Rabbis’ ordination in L.A. seen as symbol of West’s emergence

LOS ANGELES, May 17 (JTA) — Los Angeles has challenged New York’s monopoly as a center of U.S. rabbinical ordination. So claimed some observers here after the first group of Conservative rabbis to graduate from a West Coast school were ordained this week, an event hailed as a symbol of this city’s claim as a vital center of Jewish life and learning. Four men and four women, from Atlanta, Boston, New York, Phoenix, Washington and California, made up the first graduating class of the 4-year-old Ziegler School of Rabbinic Studies at the University of Judaism. Until now, the 113-year-old Jewish Theological Seminary in New York held a monopoly over the ordination of Conservative rabbis. Also, the Reform movement has authorized the ordination of its rabbis at the local Hebrew Union College. This represents another first for the West Coast and puts the HUC campus in Los Angeles on par with its sister campuses in Cincinnati, New York and Jerusalem. In keeping with the West’s nontraditional outlook, the Ziegler school’s graduates are seen as the forerunners of a new breed of open and innovative rabbis, specially attuned to the spiritual needs of a younger generation of American Jews.
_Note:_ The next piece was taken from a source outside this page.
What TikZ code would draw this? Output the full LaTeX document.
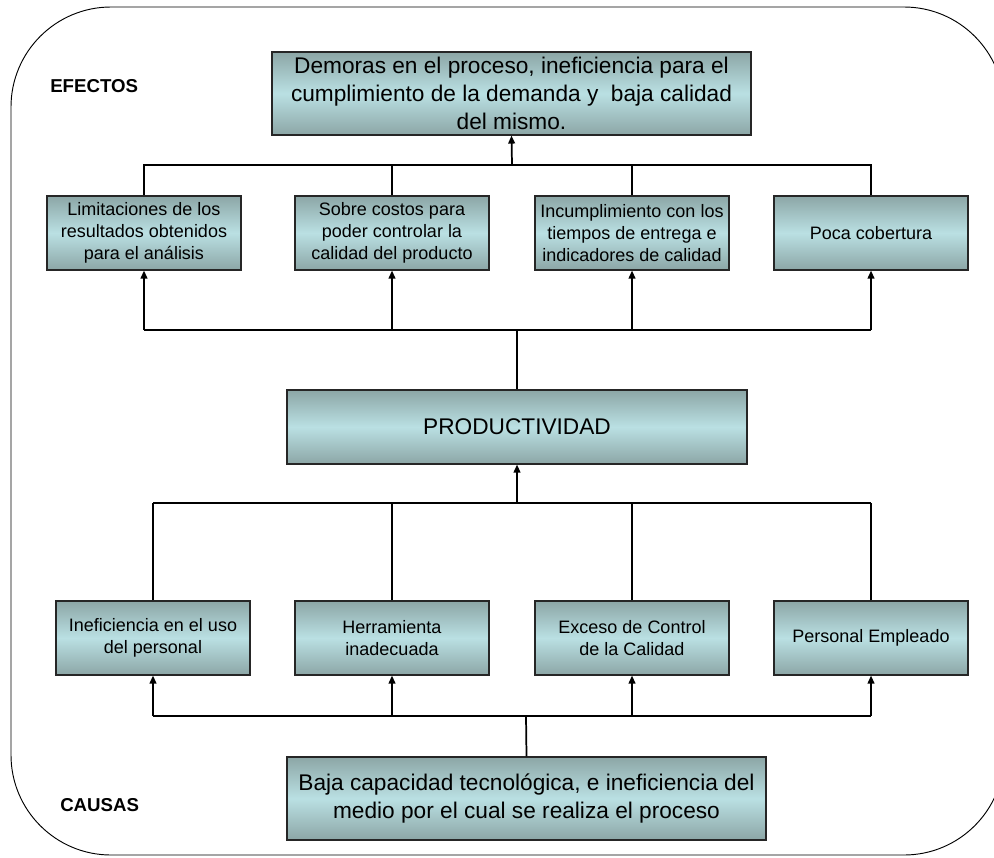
\documentclass[tikz,border=0pt]{standalone}
\usepackage{fontspec}
\setmainfont{Liberation Sans}
\usetikzlibrary{arrows.meta}
\definecolor{boxedge}{HTML}{8CA6A6}
\definecolor{boxmid}{HTML}{BAE0E3}
\tikzset{
  tealbox/.style={draw=black!85, line width=0.8pt, top color=boxedge, bottom color=boxedge, middle color=boxmid, inner sep=0pt, align=center},
  smallbox/.style={tealbox, minimum width=194*0.75pt, minimum height=74*0.75pt, font=\fontsize{13.5}{16.4}\selectfont},
  link/.style={draw=black, line width=0.8pt},
  uparrow/.style={draw=black, line width=1.3pt, -{Triangle[length=6pt,width=5pt]}},
  heading/.style={font=\bfseries\fontsize{14}{16}\selectfont, anchor=west, inner sep=0pt}
}
\begin{document}
\begin{tikzpicture}[x=0.75pt,y=-0.75pt]
\useasboundingbox (0,0) rectangle (994,857);
% outer rounded frame
\draw[line width=0.7pt, rounded corners=100*0.75pt] (11,7) rectangle (1004,855);

\node[heading] (efectos) at (50,86) {EFECTOS};
\node[heading] (causas) at (60,805) {CAUSAS};

% effect at the top
\node[tealbox, minimum width=479*0.75pt, minimum height=83*0.75pt, font=\fontsize{17}{21}\selectfont] (top) at (511.5,93.5)
  {Demoras en el proceso, ineficiencia para el\\cumplimiento de la demanda y\ \ baja calidad\\del mismo.};

% effects row
\foreach \n/\cx/\t in {e1/144/{Limitaciones de los\\resultados obtenidos\\para el análisis},
                       e2/392/{Sobre costos para\\poder controlar la\\calidad del producto},
                       e3/632/{Incumplimiento con los\\tiempos de entrega e\\indicadores de calidad},
                       e4/871/{Poca cobertura}}
  \node[smallbox] (\n) at (\cx,233) {\t};

% central problem
\node[tealbox, minimum width=460*0.75pt, minimum height=74*0.75pt, font=\fontsize{17}{20}\selectfont] (prod) at (517,427) {PRODUCTIVIDAD};

% causes row
\foreach \n/\cx/\t in {c1/153/{Ineficiencia en el uso\\del personal},
                       c2/392/{Herramienta\\inadecuada},
                       c3/632/{Exceso de Control\\de la Calidad},
                       c4/871/{Personal Empleado}}
  \node[smallbox] (\n) at (\cx,638) {\t};

% root cause
\node[tealbox, minimum width=479*0.75pt, minimum height=83*0.75pt, font=\fontsize{17}{20.3}\selectfont] (root) at (526.5,798.5)
  {Baja capacidad tecnológica, e ineficiencia del\\medio por el cual se realiza el proceso};

% junction points
\coordinate (jtop) at (512,165);
\coordinate (jmid) at (517,330);
\coordinate (jcause) at (517,503);
\coordinate (jroot) at (526,716);

% effects feed the top effect
\draw[link] (e1.north) |- (e4.north |- jtop) -- (e4.north);
\draw[link] (e2.north) -- (e2.north |- jtop);
\draw[link] (e3.north) -- (e3.north |- jtop);
\draw[uparrow] (jtop) -- (top.south);

% productivity feeds the effects
\draw[uparrow, -] (prod.north) -- (jmid);
\draw[link] (e1.south |- jmid) -- (e4.south |- jmid);
\foreach \n in {e1,e2,e3,e4}
  \draw[uparrow] (\n.south |- jmid) -- (\n.south);

% causes feed productivity
\draw[link] (c1.north |- jcause) -- (c4.north |- jcause);
\foreach \n in {c1,c2,c3,c4}
  \draw[link] (\n.north) -- (\n.north |- jcause);
\draw[uparrow] (jcause) -- (prod.south);

% root cause feeds the causes
\draw[uparrow, -] (root.north) -- (jroot);
\draw[link] (c1.south |- jroot) -- (c4.south |- jroot);
\foreach \n in {c1,c2,c3,c4}
  \draw[uparrow] (\n.south |- jroot) -- (\n.south);
\end{tikzpicture}
\end{document}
That generation is looking for religious experiences that “touch the inner core of their sense of their humanity,” Rabbi Daniel Gordis, dean of the Ziegler school, told The Los Angeles Times. “Who am I? What am I all about? I don’t feel that most people feel that walking into the typical American synagogue, which is very stodgy, is not particularly experimental.” Gordis will leave his post shortly to make aliyah to Israel. When the University of Judaism announced its intention four years ago to train and ordain rabbis, the decision triggered a confrontation with the Jewish Theological Seminary, the parent campus of the West Coast university. JTS Chancellor Ismar Schorsch asserted at the time that the establishment of a second Conservative rabbinical school would “strain the unity of the movement” and “weaken the vital center of American Judaism.” According to spokesmen in New York and Los Angeles, tempers have since cooled.